Records for the exercise:
......
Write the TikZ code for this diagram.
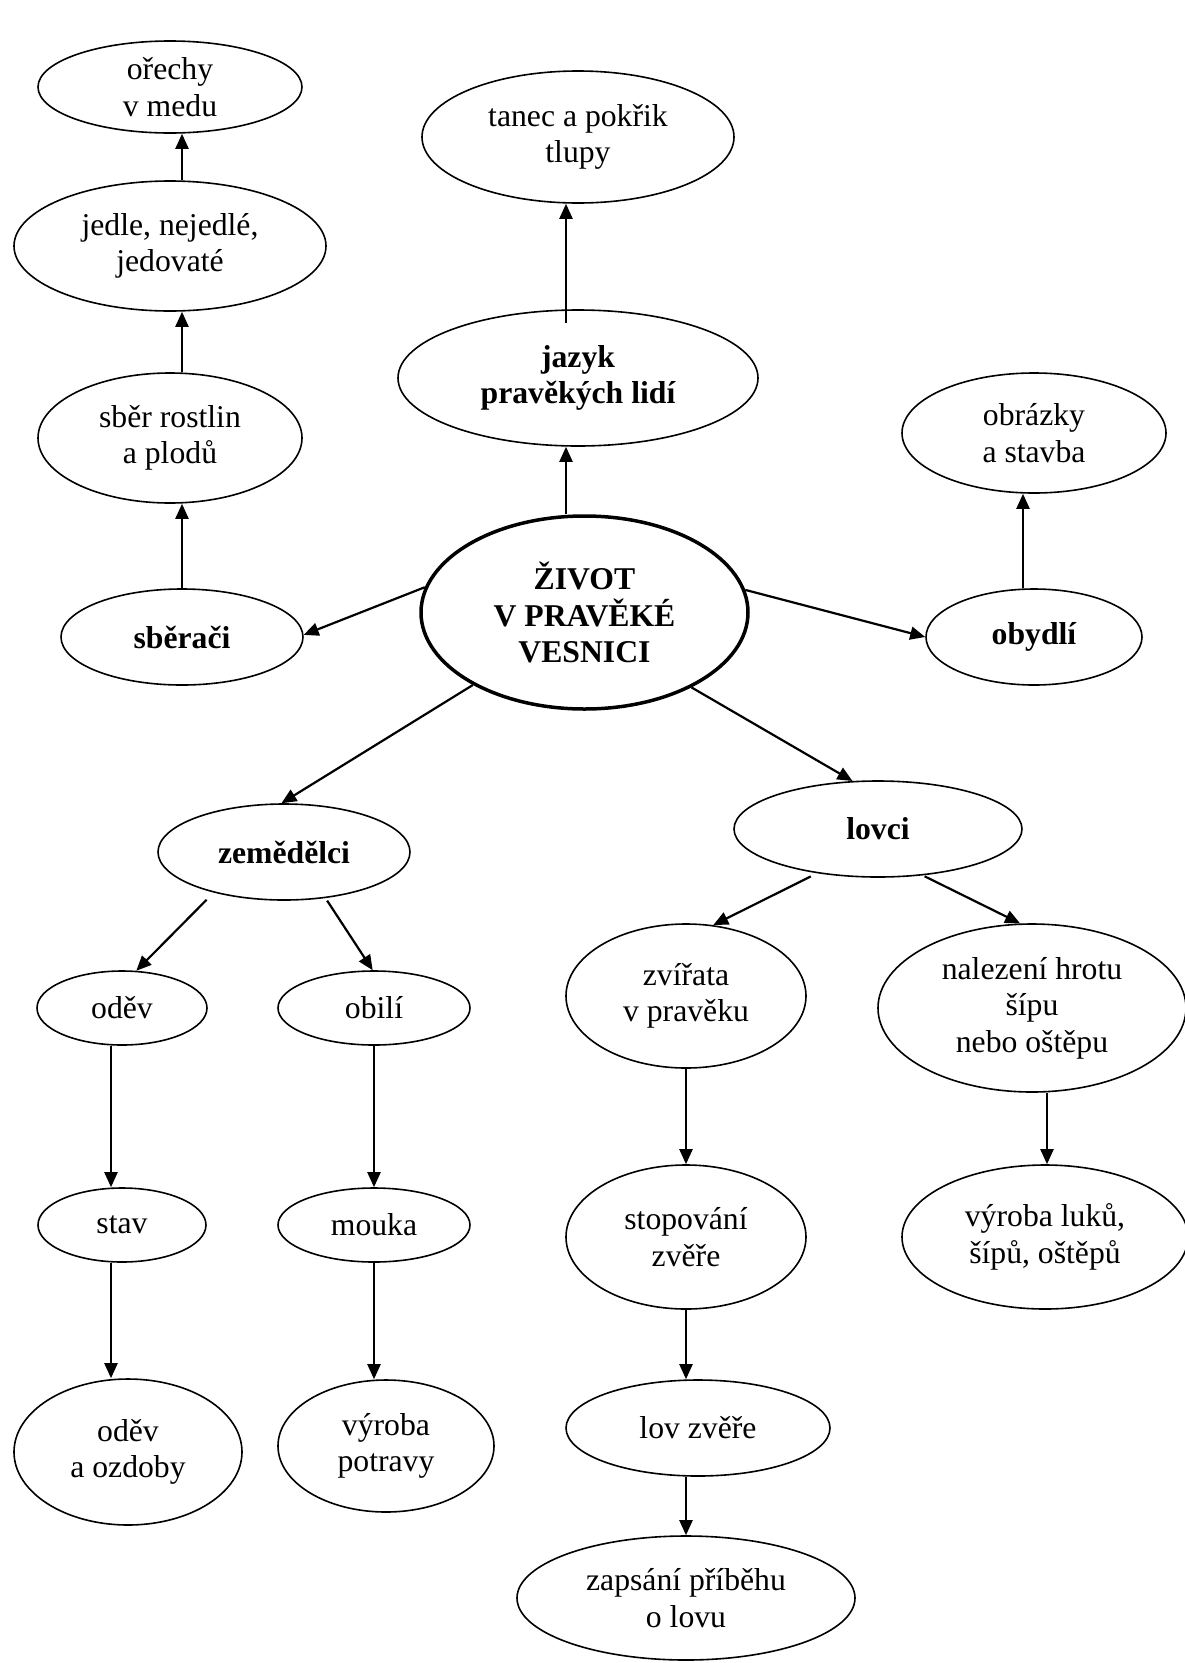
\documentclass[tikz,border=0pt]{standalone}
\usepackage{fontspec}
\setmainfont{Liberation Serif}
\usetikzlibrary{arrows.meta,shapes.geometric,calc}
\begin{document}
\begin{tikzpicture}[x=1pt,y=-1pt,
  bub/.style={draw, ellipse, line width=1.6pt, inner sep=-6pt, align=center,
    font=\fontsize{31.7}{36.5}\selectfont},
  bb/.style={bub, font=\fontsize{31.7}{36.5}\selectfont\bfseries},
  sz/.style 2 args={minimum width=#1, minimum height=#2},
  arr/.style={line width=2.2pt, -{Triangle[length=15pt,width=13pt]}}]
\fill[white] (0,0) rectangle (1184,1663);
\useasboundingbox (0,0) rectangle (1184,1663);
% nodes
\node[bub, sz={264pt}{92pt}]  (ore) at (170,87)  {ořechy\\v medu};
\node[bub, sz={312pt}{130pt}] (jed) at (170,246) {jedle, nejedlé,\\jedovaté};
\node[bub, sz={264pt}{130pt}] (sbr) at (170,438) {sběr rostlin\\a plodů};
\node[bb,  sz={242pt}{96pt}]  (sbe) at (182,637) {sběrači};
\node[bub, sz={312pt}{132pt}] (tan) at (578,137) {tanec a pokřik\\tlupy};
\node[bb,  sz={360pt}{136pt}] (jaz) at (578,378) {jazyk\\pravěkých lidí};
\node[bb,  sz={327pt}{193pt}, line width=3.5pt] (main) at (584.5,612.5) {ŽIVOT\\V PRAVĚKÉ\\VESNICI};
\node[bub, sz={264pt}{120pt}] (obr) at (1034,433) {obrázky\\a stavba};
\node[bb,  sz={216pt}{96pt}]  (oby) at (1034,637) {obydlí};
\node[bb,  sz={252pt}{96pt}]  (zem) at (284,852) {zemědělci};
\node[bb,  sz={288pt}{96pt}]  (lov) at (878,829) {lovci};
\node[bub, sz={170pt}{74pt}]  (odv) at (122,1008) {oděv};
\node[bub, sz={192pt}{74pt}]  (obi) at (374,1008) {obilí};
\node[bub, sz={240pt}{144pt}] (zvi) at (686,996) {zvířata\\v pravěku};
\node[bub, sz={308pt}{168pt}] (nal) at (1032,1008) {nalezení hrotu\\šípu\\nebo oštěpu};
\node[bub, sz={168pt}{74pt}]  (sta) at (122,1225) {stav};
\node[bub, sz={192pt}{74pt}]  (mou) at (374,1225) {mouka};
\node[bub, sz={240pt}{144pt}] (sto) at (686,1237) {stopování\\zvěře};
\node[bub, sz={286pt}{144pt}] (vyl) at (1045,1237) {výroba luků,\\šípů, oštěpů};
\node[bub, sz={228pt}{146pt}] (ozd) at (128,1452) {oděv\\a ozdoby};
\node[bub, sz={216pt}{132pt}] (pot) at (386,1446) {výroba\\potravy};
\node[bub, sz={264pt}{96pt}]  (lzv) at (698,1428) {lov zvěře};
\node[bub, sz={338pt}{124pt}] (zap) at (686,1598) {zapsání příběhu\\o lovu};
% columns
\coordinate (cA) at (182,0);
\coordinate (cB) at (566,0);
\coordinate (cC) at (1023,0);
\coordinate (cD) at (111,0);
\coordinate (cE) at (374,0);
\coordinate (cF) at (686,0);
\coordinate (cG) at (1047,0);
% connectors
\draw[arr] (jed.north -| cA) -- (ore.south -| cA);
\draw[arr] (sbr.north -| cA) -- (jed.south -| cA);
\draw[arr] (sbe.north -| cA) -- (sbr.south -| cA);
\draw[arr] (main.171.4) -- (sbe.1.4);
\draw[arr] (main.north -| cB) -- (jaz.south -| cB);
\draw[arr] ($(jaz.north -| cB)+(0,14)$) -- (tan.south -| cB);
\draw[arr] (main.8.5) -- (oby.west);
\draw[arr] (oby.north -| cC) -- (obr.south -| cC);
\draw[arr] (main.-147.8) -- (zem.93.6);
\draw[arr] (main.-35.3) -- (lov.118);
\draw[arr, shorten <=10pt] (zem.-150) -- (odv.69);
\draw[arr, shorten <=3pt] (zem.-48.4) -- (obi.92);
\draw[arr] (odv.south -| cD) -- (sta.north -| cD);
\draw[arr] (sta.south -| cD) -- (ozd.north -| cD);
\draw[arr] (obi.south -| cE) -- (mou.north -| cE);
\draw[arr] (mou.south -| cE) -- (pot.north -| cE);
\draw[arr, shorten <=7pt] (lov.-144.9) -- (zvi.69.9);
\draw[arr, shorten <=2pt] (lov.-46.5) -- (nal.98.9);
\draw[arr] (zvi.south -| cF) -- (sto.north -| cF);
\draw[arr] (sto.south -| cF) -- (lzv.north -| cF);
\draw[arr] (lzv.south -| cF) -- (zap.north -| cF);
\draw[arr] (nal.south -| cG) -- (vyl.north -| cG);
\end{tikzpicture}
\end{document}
......
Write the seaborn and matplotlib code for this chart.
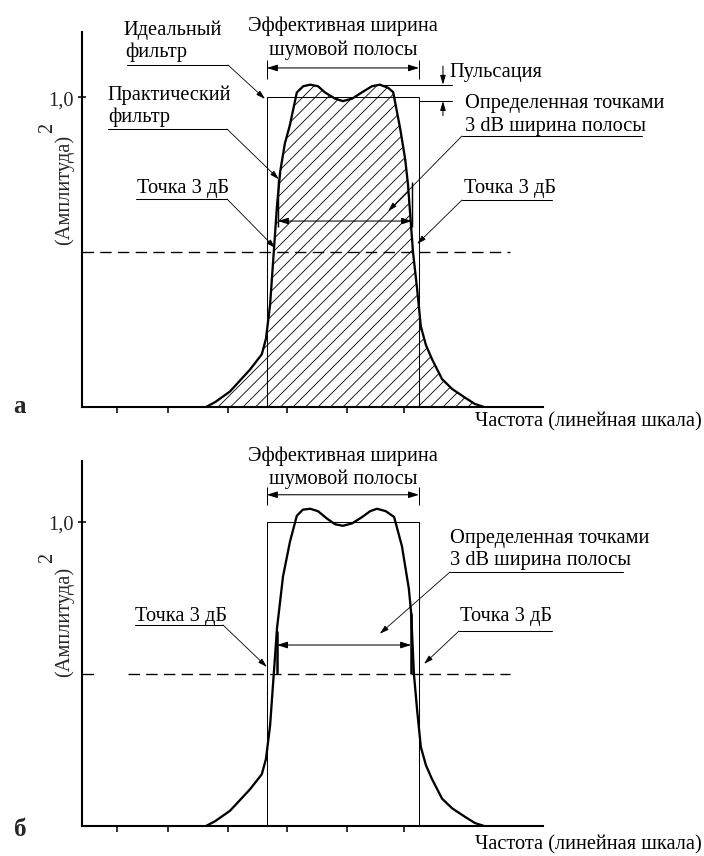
......
Your task:
Lines of the material that contain the word "this" are to be gathered.

Complete answer:
Write the TikZ code for this diagram.
Write the seaborn and matplotlib code for this chart.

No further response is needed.